Michael Shannon too was amazing in his role; he was menacing, scary and everything he had to be. Doug Jones, while drenched in make-up was quite good as well. The make-up and animatronics of his character were done really well, which makes wonder why the film didn’t get a nomination for makeup and hairstyling since both were done wonderfully. To add to the long list of well-developed characters, we also have Doctor Robert Hoffstetler, played by Michael Stuhlbarg, who gave a charismatic and sympathetic performance.
My only major complaint with The Shape of Water is that they could’ve spent more time developing the love between Elisa, Sally Hawkins’ character, and Amphibian Man, while they were still in the facility.
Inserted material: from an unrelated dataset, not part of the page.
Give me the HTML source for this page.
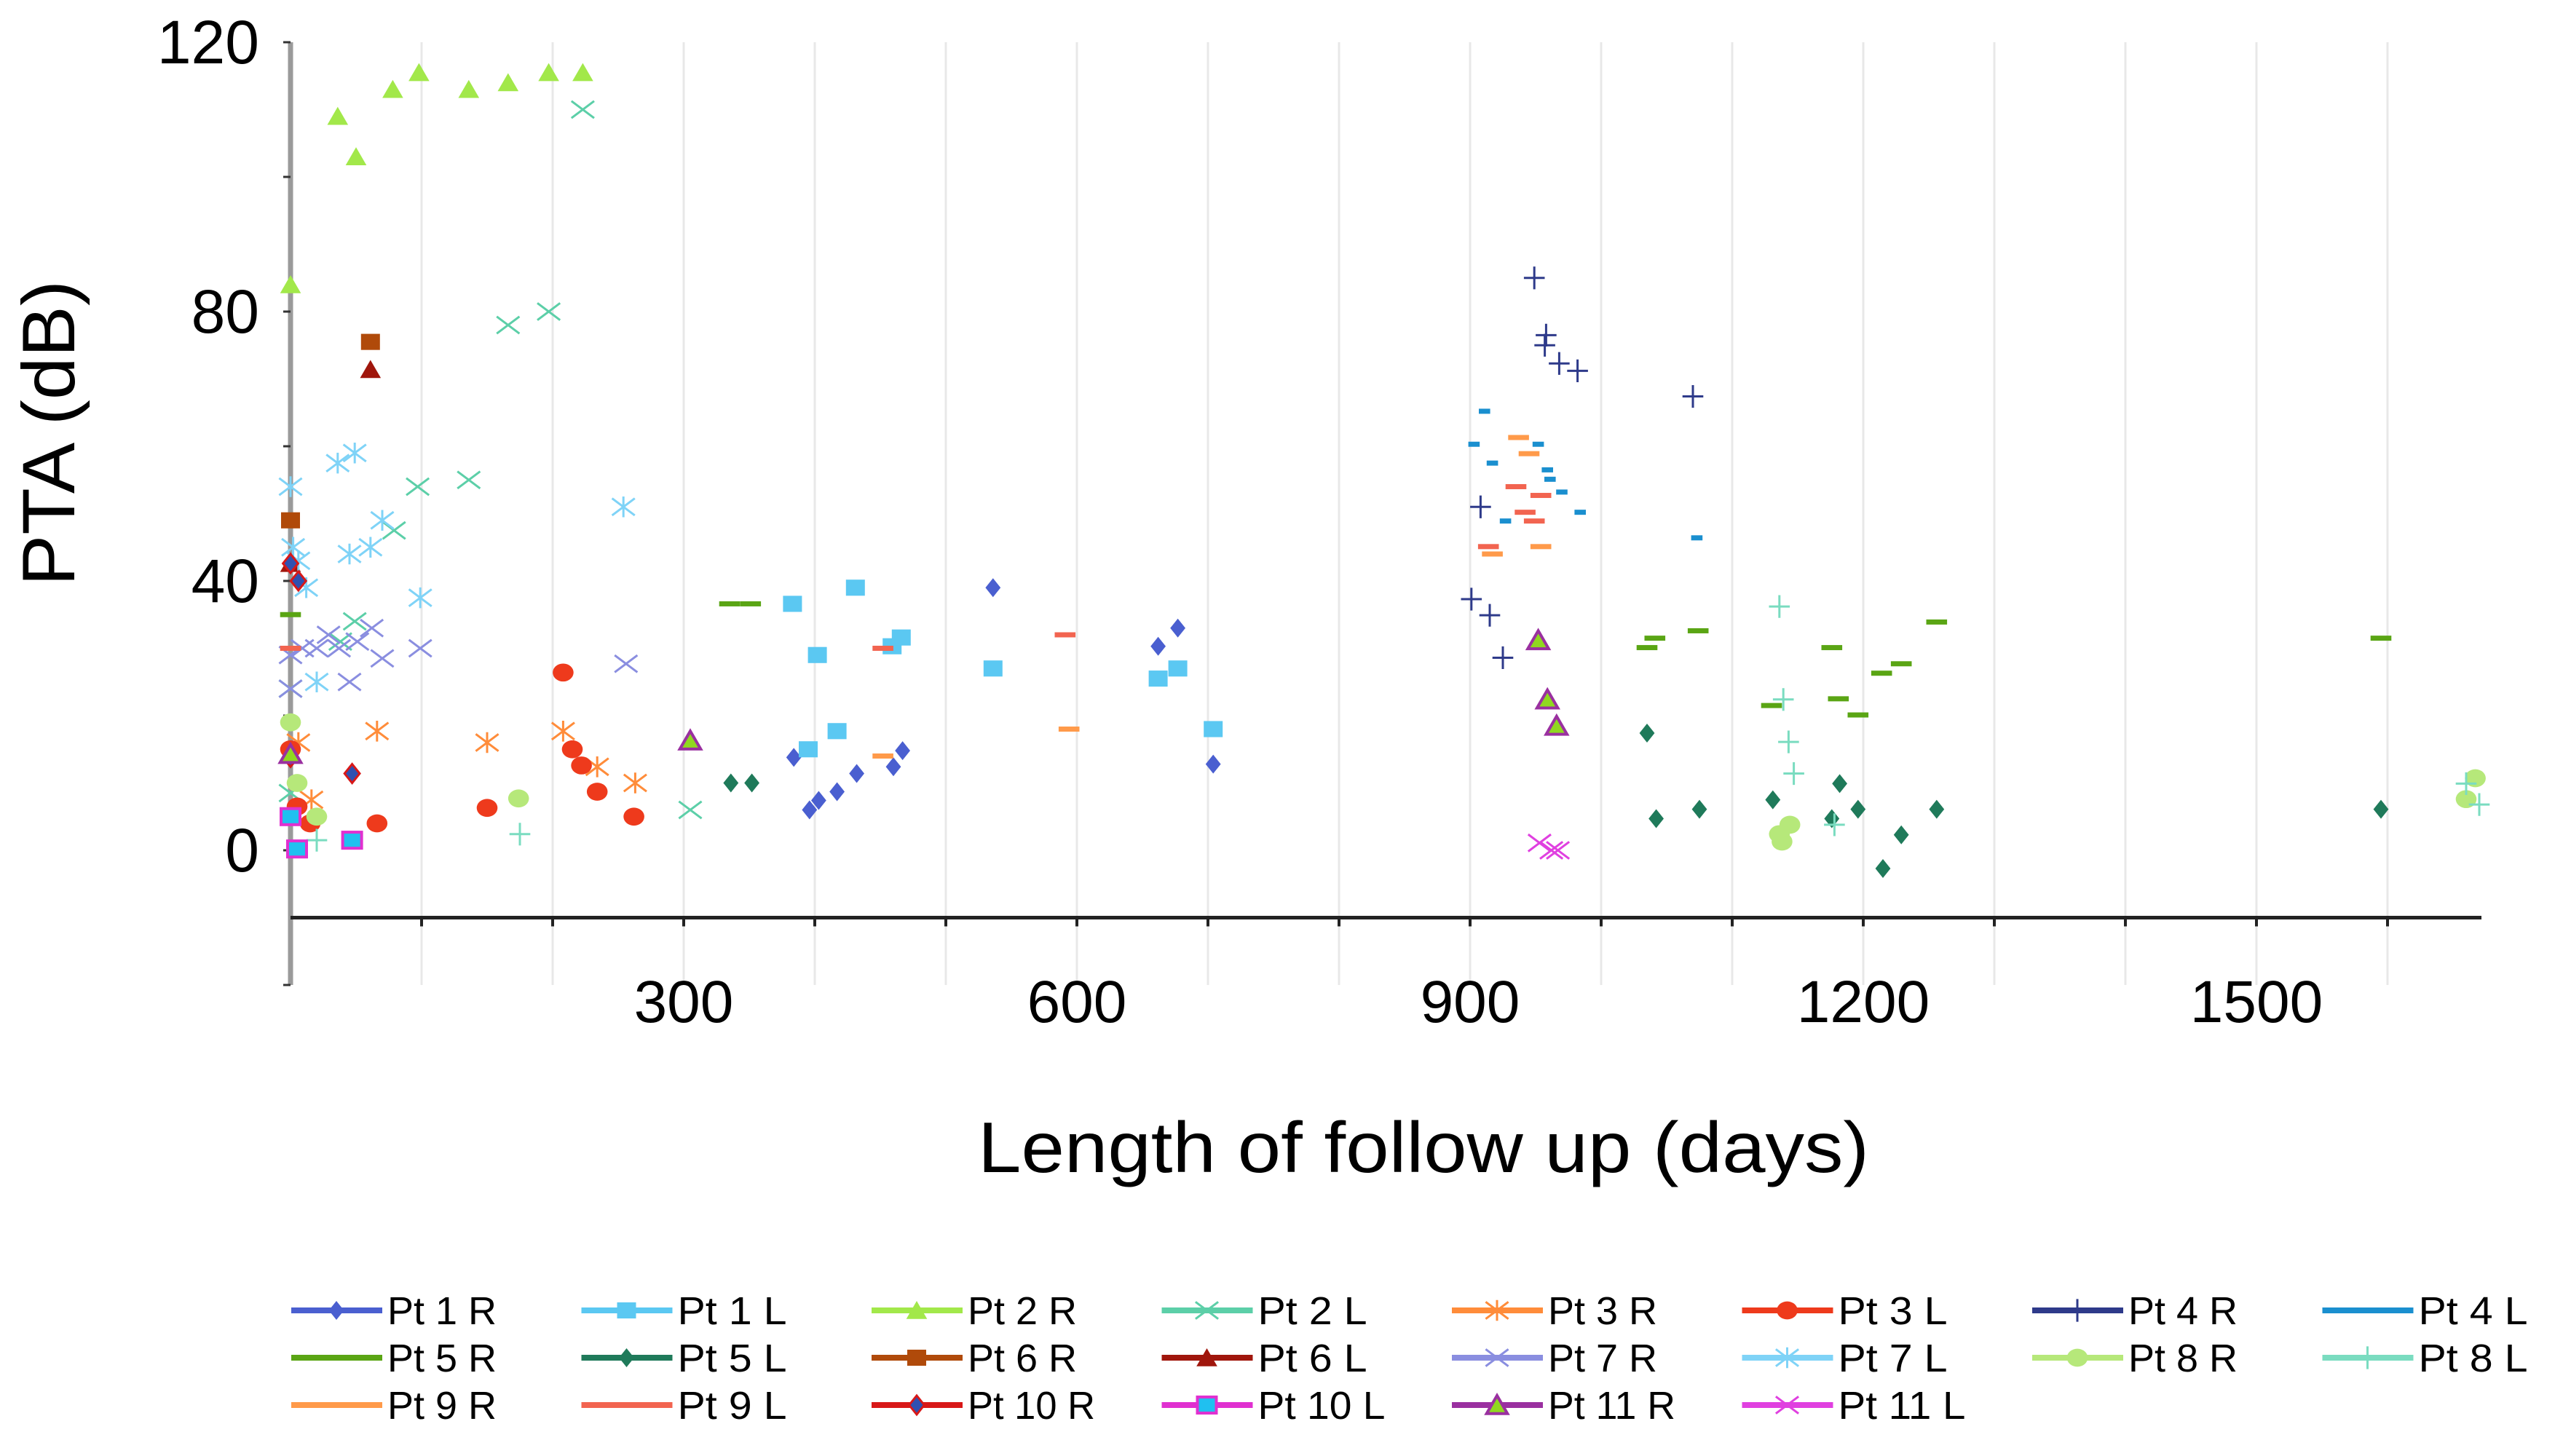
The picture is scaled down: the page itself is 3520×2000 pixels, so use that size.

Now we only had a tiny montage, which does the job, but doesn’t do it justice entirely. I’d been more invested into the story if they included some more scenes of her meeting him, or showing us how they got to know each other more so that the motivation of breaking him free was justified. But all in all that was my only complaint and personal preference.
In the end, The Shape of Water is well deserving of all the nominations it’s been getting. The directing was amazing, the cinematography gorgeous, the performances phenomenal, but I feel like we should’ve needed some more time developing the relationship between Eliza and Amphibian Man.